É nesse contexto de maior desregulamentação da economia, como parte das políticas de corte neoliberal nos anos 1990, que os investidores institucionais e instituições financeiras especializadas tornaram-se os proprietários (acionistas) dos grandes grupos empresariais. Sob uma estratégia de valorização acionária, esses agentes tendem a exigir maior flexibilidade e rentabilidade de curto prazo em detrimento de investimentos de longo prazo. Como forma de atender aos anseios desses investidores, o esforço internacional em promover PPPs contou com o apoio de instituições multilaterais como o Grupo Banco Mundial. O International Finance Corporation (IFC) – em articulação com grupos dos países mais desenvolvidos como G7, G20, dentre outros -, por exemplo, tinha atuação voltada à construção de consensos sobre a necessidade de estimular arranjos de financiamento com maior participação privada em projetos de infraestrutura com foco nos países em desenvolvimento.

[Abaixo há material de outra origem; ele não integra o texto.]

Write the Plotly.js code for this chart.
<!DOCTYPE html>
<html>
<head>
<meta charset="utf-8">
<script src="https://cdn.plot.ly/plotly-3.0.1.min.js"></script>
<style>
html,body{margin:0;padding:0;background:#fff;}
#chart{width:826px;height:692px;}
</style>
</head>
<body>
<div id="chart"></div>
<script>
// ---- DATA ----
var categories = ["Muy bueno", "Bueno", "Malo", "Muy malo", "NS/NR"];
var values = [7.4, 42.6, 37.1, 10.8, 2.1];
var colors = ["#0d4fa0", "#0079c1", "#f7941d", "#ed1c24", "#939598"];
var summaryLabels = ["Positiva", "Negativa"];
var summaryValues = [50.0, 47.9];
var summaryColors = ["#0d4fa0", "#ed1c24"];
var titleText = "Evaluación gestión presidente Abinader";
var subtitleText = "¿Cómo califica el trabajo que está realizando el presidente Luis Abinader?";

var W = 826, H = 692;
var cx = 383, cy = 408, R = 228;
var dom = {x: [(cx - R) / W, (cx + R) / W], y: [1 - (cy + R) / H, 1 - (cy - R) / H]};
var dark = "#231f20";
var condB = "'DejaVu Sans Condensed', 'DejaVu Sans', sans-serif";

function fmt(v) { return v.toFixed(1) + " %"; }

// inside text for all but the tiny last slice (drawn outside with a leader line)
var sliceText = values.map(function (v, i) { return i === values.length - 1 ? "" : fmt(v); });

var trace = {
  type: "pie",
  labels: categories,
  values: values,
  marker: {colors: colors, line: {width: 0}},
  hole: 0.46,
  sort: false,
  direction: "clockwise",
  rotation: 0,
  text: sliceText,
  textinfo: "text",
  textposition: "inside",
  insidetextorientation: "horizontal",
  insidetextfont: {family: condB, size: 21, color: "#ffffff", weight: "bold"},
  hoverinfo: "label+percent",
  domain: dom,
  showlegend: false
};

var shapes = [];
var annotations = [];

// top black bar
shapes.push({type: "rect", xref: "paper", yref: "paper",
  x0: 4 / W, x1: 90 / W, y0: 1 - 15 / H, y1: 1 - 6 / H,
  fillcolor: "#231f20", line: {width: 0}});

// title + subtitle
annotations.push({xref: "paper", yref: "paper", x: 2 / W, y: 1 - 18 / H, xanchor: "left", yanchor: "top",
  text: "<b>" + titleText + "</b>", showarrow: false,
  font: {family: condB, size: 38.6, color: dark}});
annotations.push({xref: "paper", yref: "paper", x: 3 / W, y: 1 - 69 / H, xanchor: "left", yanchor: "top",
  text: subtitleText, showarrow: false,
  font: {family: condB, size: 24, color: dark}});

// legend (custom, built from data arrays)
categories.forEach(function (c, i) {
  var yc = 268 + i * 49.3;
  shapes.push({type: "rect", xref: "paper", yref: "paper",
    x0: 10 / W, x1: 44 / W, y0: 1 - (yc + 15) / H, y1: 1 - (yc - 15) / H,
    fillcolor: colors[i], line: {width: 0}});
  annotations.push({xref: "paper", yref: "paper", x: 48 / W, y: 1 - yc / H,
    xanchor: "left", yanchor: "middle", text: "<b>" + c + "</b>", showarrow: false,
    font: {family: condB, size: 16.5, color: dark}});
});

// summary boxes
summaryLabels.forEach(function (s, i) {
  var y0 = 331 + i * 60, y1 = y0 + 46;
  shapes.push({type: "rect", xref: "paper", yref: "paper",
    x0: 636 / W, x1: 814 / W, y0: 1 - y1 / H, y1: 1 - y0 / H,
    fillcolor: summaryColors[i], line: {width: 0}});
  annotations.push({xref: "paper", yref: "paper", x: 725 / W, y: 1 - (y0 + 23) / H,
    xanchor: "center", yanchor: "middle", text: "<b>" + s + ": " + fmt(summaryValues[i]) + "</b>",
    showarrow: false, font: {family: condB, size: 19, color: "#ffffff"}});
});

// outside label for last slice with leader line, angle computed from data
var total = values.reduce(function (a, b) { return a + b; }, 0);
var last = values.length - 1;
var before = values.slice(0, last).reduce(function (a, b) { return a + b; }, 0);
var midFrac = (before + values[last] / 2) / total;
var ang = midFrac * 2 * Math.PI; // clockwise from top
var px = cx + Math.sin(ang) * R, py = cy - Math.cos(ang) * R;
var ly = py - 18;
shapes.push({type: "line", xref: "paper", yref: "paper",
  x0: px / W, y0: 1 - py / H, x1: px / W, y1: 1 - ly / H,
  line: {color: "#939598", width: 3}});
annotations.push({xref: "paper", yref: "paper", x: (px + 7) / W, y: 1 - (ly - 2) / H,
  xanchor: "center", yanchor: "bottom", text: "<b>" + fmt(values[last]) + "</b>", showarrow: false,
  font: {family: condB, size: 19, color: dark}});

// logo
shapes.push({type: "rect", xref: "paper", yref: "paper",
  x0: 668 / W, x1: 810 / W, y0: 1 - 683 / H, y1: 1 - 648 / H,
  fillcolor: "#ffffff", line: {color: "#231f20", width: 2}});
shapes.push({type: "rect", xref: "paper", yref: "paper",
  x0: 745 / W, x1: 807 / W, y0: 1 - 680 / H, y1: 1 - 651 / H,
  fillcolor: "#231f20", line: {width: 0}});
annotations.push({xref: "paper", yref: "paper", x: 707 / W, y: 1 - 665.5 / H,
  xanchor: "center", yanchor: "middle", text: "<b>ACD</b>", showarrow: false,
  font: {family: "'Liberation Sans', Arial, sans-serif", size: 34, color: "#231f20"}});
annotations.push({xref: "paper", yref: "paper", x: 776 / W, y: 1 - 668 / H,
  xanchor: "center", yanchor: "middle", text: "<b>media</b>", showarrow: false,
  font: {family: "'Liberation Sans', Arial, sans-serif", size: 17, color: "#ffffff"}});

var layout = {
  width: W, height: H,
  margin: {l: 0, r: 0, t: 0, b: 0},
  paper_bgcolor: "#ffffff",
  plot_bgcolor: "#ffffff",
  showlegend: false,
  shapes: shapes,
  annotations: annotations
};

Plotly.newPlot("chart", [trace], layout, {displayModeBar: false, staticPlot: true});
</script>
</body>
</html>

Com a eclosão da crise financeira internacional de 2008, diversos governos se viram obrigados a adotar medidas de incentivo a atividade econômica de forma mais ou menos autônoma, utilizando-se do arcabouço institucional à disposição. O Brasil, nesse sentido, foi um caso de relativo sucesso a partir da ação de suas estatais financeiras e produtivas e da execução de programas de investimento público em habitação popular. Esse esforço, porém, foi paralisado em 2014 por conta de uma crise de múltiplas causas.

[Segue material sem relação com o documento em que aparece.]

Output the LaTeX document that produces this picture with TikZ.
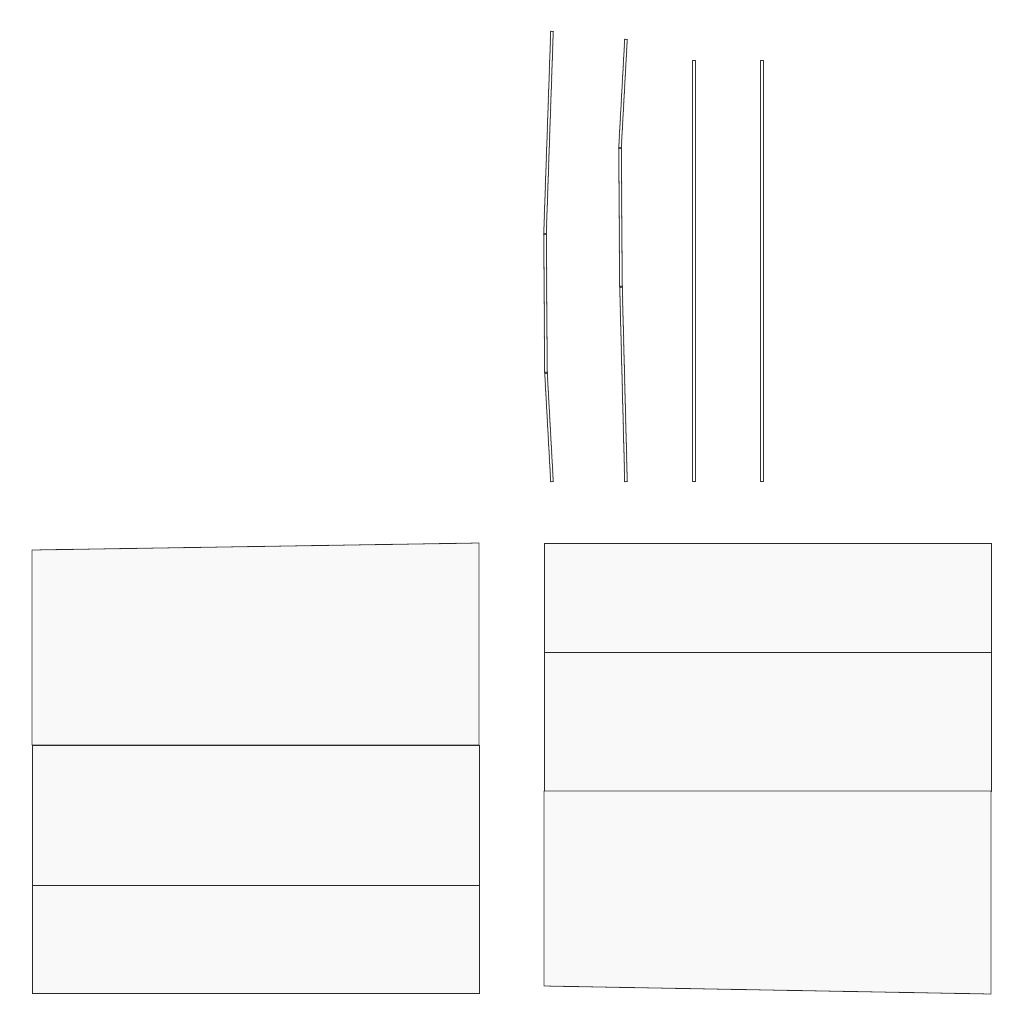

Diante da instabilidade institucional pós-impeachment da Presidenta Dilma Roussef em 2016, a onda privatista voltou a prevalecer. A agenda de PPPs, instituída pelo Programa de Parceria do Investimento (PPI) no governo Temer tornou-se um dos principais eixos de política governamental e foi acompanhada por mudanças importantes no papel do BNDES, que deixou de ser o indutor de investimentos coordenados, para se tornar um agente de apoio à alienação de ativos. O novo papel do Banco pode ser ilustrado pelas capitalizações de empresas holding de controle estatal, ou mesmo pela criação e abertura de capital de empresas subsidiárias , em diferentes instâncias da federação.

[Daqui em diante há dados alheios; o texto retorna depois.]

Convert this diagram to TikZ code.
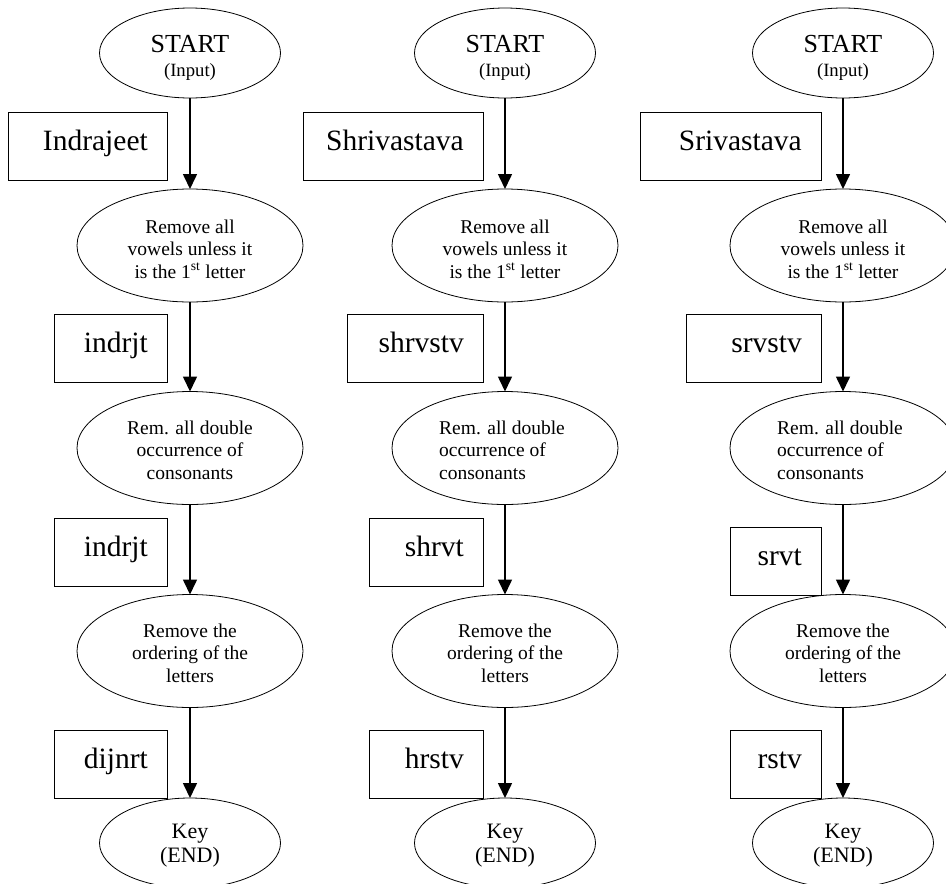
\documentclass[tikz,border=0pt]{standalone}
\usepackage{fontspec}
\setmainfont{Liberation Serif}
\usetikzlibrary{shapes.geometric,arrows.meta}
\begin{document}
\begin{tikzpicture}[x=1pt,y=-1pt,
  stage/.style={draw, ellipse, line width=0.8pt, inner sep=0pt, outer sep=0pt,
                minimum width=226pt, minimum height=113pt},
  term/.style={stage, minimum width=181pt, minimum height=90pt},
  word/.style={draw, rectangle, line width=0.8pt, inner sep=0pt, outer sep=0pt,
               minimum height=68pt, anchor=north west},
  wordtext/.style={anchor=base east, inner sep=0pt, font=\fontsize{29.5}{30}\selectfont},
  steptext/.style={anchor=north, align=center, inner sep=0pt,
                   font=\fontsize{19.5}{22.5}\selectfont},
  keytext/.style={anchor=north, align=center, inner sep=0pt,
                  font=\fontsize{22}{24}\selectfont},
  flow/.style={line width=1.6pt, -{Triangle[width=14pt,length=15pt]}},
]
\useasboundingbox (0,0) rectangle (946,884);

% the three flow charts: ellipses, arrows and the texts inside
\foreach \c/\x in {1/190, 2/505, 3/843} {
  \node[term]  (s\c) at (\x,53)    {};
  \node[stage] (v\c) at (\x,245.5) {};
  \node[stage] (d\c) at (\x,448)   {};
  \node[stage] (o\c) at (\x,651)   {};
  \node[term]  (k\c) at (\x,843)   {};
  \draw[flow] (s\c) -- (v\c);
  \draw[flow] (v\c) -- (d\c);
  \draw[flow] (d\c) -- (o\c);
  \draw[flow] (o\c) -- (k\c);
  \node[anchor=base, inner sep=0pt, font=\fontsize{26}{26}\selectfont] (st\c) at (\x,52) {START};
  \node[anchor=base, inner sep=0pt, font=\fontsize{18.7}{20}\selectfont] (in\c) at (\x,76) {(Input)};
  \node[steptext] (vt\c) at (\x,219.7) {Remove all\\vowels unless it\\is the 1\textsuperscript{st} letter};
  \node[steptext] (ot\c) at (\x,623.7) {Remove the\\ordering of the\\letters};
  \node[keytext]  (kt\c) at (\x,824)   {Key\\(END)};
}
\node[steptext]             (dt1) at (190,420.7) {Rem. all double\\occurrence of\\consonants};
\node[steptext, align=left] (dt2) at (502,420.7) {Rem. all double\\occurrence of\\consonants};
\node[steptext, align=left] (dt3) at (840,420.7) {Rem. all double\\occurrence of\\consonants};

% intermediate words beside the arrows
\node[word, minimum width=159pt] (b11) at (8,112)   {};
\node[word, minimum width=113pt] (b12) at (54,314)  {};
\node[word, minimum width=113pt] (b13) at (54,518)  {};
\node[word, minimum width=113pt] (b14) at (54,730)  {};
\node[word, minimum width=180pt] (b21) at (303,112) {};
\node[word, minimum width=136pt] (b22) at (347,314) {};
\node[word, minimum width=114pt] (b23) at (369,518) {};
\node[word, minimum width=114pt] (b24) at (369,730) {};
\node[word, minimum width=181pt] (b31) at (640,112) {};
\node[word, minimum width=135pt] (b32) at (686,314) {};
\node[word, minimum width=91pt]  (b33) at (730,527) {};
\node[word, minimum width=91pt]  (b34) at (730,730) {};

\foreach \b/\w in {11/Indrajeet, 12/indrjt, 13/indrjt, 14/dijnrt,
                   21/Shrivastava, 22/shrvstv, 23/shrvt, 24/hrstv,
                   31/Srivastava, 32/srvstv, 33/srvt, 34/rstv} {
  \node[wordtext] (w\b) at ([xshift=-19pt,yshift=-38pt]b\b.north east) {\w};
}
\end{tikzpicture}
\end{document}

O presente estudo busca discutir a política de privatização dos serviços públicos no Brasil nos governos Temer e Bolsonaro a partir das perspectivas da austeridade e da financeirização. Para tanto, foram selecionados dois casos recentes para análise: a “capitalização” do Grupo Eletrobras que ocorreu em junho de 2022, e a divisão e privatização dos negócios (ou do core business, no termo em inglês) da CEDAE. O texto está estruturado em três partes. A primeira traz um breve resgate histórico do novo paradigma de atuação do Estado no contexto da financeirização, com foco no Brasil. A segunda, apresenta o arcabouço da política de privatização no Brasil pós-2016. Os estudos dos casos de privatização da Eletrobras e da CEDAE são o tema da última seção. Por fim, a título de conclusão, são apresentadas algumas considerações acerca dos impactos econômicos e sociais que podem resultar dessa agenda.